More than political will, addressing graft and corruption and other illnesses of this nation requires the involvement of people who are truly free from the inside and out – free from any forms of restraint, clutches of the enemy, or any forms of bondages of greed, pride, hatred, apathy, idolatry and anything that feeds on the selfish interest nature of a person. Otherwise, great plans of good leaders will be sabotaged along the way by men and women whose innermost being silently cry out for more selfish gains.

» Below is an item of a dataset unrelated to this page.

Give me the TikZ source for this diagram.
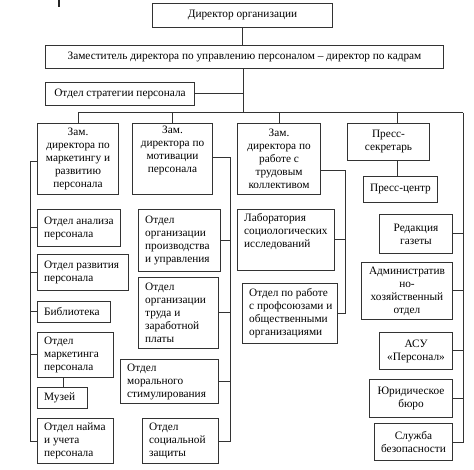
\documentclass[tikz,border=0pt]{standalone}
\usepackage{fontspec}
\setmainfont{Liberation Serif}
\tikzset{
  box/.style={draw=black!80, line width=1pt, inner sep=0pt, fill=white},
  txt/.style={inner sep=0pt, font=\fontsize{11.3}{13}\selectfont},
  wire/.style={draw=black!80, line width=1pt}
}
\newcommand\bx[8]{%
  \pgfmathsetmacro\bw{#4-#2}\pgfmathsetmacro\bh{#5-#3}%
  \node[box, minimum width=\bw pt, minimum height=\bh pt, anchor=north west] (#1) at (#2pt,-#3pt) {};
  \node[txt, align=#6, anchor=#7] (#1-t) at ([#8]#1.#7) {\csname txt#1\endcsname};
}
\begin{document}
\begin{tikzpicture}[x=1pt,y=1pt]
\useasboundingbox (0,0) rectangle (474,-470);
\fill[white] (0,0) rectangle (474,-470);
\draw[line width=2pt, black!85] (59,0) -- (59,-7);
% texts
\expandafter\def\csname txtdir\endcsname{Директор организации}
\expandafter\def\csname txtdep\endcsname{Заместитель директора по управлению персоналом – директор по кадрам}
\expandafter\def\csname txtstr\endcsname{Отдел стратегии персонала}
\expandafter\def\csname txtca\endcsname{Зам.\\директора по\\маркетингу и\\развитию\\персонала}
\expandafter\def\csname txtcb\endcsname{Зам.\\директора по\\мотивации\\персонала}
\expandafter\def\csname txtcc\endcsname{Зам.\\директора по\\работе с\\трудовым\\коллективом}
\expandafter\def\csname txtcd\endcsname{Пресс-\\секретарь}
\expandafter\def\csname txtpc\endcsname{Пресс-центр}
\expandafter\def\csname txtaa\endcsname{Отдел анализа\\персонала}
\expandafter\def\csname txtab\endcsname{Отдел развития\\персонала}
\expandafter\def\csname txtac\endcsname{Библиотека}
\expandafter\def\csname txtad\endcsname{Отдел\\маркетинга\\персонала}
\expandafter\def\csname txtae\endcsname{Музей}
\expandafter\def\csname txtaf\endcsname{Отдел найма\\и учета\\персонала}
\expandafter\def\csname txtba\endcsname{Отдел\\организации\\производства\\и управления}
\expandafter\def\csname txtbb\endcsname{Отдел\\организации\\труда и\\заработной\\платы}
\expandafter\def\csname txtbc\endcsname{Отдел\\морального\\стимулирования}
\expandafter\def\csname txtbd\endcsname{Отдел\\социальной\\защиты}
\expandafter\def\csname txtda\endcsname{Лаборатория\\социологических\\исследований}
\expandafter\def\csname txtdb\endcsname{Отдел по работе\\с профсоюзами и\\общественными\\организациями}
\expandafter\def\csname txtea\endcsname{Редакция\\газеты}
\expandafter\def\csname txteb\endcsname{Административ\\но-\\хозяйственный\\отдел}
\expandafter\def\csname txtec\endcsname{АСУ\\«Персонал»}
\expandafter\def\csname txted\endcsname{Юридическое\\бюро}
\expandafter\def\csname txtee\endcsname{Служба\\безопасности}
% top
\bx{dir}{152}{3}{332}{27}{center}{center}{xshift=0pt}
\bx{dep}{45}{45}{443}{68}{center}{center}{xshift=0pt}
\bx{str}{45}{82}{194}{105}{center}{center}{xshift=0pt}
% column heads
\bx{ca}{37}{123}{118}{194}{center}{center}{xshift=0pt}
\bx{cb}{132}{123}{212}{194}{center}{north}{yshift=-3pt}
\bx{cc}{237}{123}{320}{194}{center}{center}{xshift=0pt}
\bx{cd}{347}{123}{429}{160}{center}{center}{xshift=0pt}
\bx{pc}{363}{176}{437}{202}{center}{center}{xshift=0pt}
% column 1
\bx{aa}{37}{209}{120}{246}{left}{west}{xshift=7pt}
\bx{ab}{37}{254}{128}{290}{left}{west}{xshift=7pt}
\bx{ac}{37}{301}{110}{322}{left}{west}{xshift=7pt}
\bx{ad}{37}{332}{113}{377}{left}{west}{xshift=7pt}
\bx{ae}{37}{387}{87}{408}{left}{west}{xshift=7pt}
\bx{af}{37}{418}{113}{463}{left}{west}{xshift=7pt}
% column 2
\bx{ba}{138}{209}{220}{271}{left}{west}{xshift=7pt}
\bx{bb}{138}{277}{218}{348}{left}{west}{xshift=7pt}
\bx{bc}{120}{359}{218}{403}{left}{west}{xshift=7pt}
\bx{bd}{142}{418}{218}{463}{left}{west}{xshift=7pt}
% column 3
\bx{da}{237}{209}{334}{270}{left}{north west}{xshift=7pt,yshift=-4pt}
\bx{db}{242}{283}{337}{343}{left}{west}{xshift=7pt}
% column 4
\bx{ea}{379}{214}{452}{253}{center}{center}{xshift=0pt}
\bx{eb}{361}{262}{452}{319}{center}{center}{xshift=0pt}
\bx{ec}{379}{332}{452}{369}{center}{center}{xshift=0pt}
\bx{ed}{369}{379}{452}{417}{center}{center}{xshift=0pt}
\bx{ee}{374}{423}{452}{460}{center}{center}{xshift=0pt}
% spine coordinates
\coordinate (bus) at (243,-113);
\coordinate (busL) at (ca.north |- bus);
\coordinate (busR) at (463,-113);
\coordinate (pressx) at (397,-113);
\coordinate (sA) at (30,-162);
\coordinate (sB) at (230,-158);
\coordinate (sC) at (345,-171);
% connectors
\draw[wire] (dir.south) -- (dir.south |- dep.north);
\draw[wire] (dep.south -| bus) -- (bus);
\draw[wire] (str.east) -- (str.east -| bus);
\draw[wire] (busL) -- (busR);
\draw[wire] (busL) -- (ca.north);
\draw[wire] (cb.north |- bus) -- (cb.north);
\draw[wire] (cc.north |- bus) -- (cc.north);
\draw[wire] (pressx) -- (pressx |- cd.north);
\draw[wire] (pressx |- cd.south) -- (pressx |- pc.north);
% column 1
\draw[wire] (ca.west |- sA) -- (sA) -- (sA |- af.west) -- (af.west);
\foreach \n in {aa,ab,ac,ad} \draw[wire] (\n.west) -- (\n.west -| sA);
\draw[wire] (63,0 |- ad.south) -- (63,0 |- ae.north);
% column 2
\draw[wire] (cb.east |- sB) -- (sB) -- (sB |- bd.east) -- (bd.east);
\foreach \n in {ba,bb,bc} \draw[wire] (\n.east) -- (\n.east -| sB);
% column 3
\draw[wire] (cc.east |- sC) -- (sC) -- (sC |- db.east) -- (db.east);
\draw[wire] (da.east) -- (da.east -| sC);
% column 4
\draw[wire] (busR) -- (busR |- ee.east) -- (ee.east);
\foreach \n in {ea,eb,ec,ed} \draw[wire] (\n.east) -- (\n.east -| busR);
\end{tikzpicture}
\end{document}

As we contemplate on the value of freedom this week, let us ask ourselves how free are we and how ready are we to be instruments for others to be set free. In the context of public service, how free are we to serve with excellence, with greater sense of transparency and accountability to the public? How free are we to uphold the Code of Conduct and ethical standards in our workplace? How free are we to become men and women of exceptional character whose integrity is unquestionable and whose motivation and commitment to stand for righteousness and justice in public service is unshakable?

Real freedom will find a place in the hearts of men and women who are free from the grip of selfish interest nature. They are the ones who will seek genuine transformation within to be an instrument for the transformation of others and even the organization and the society.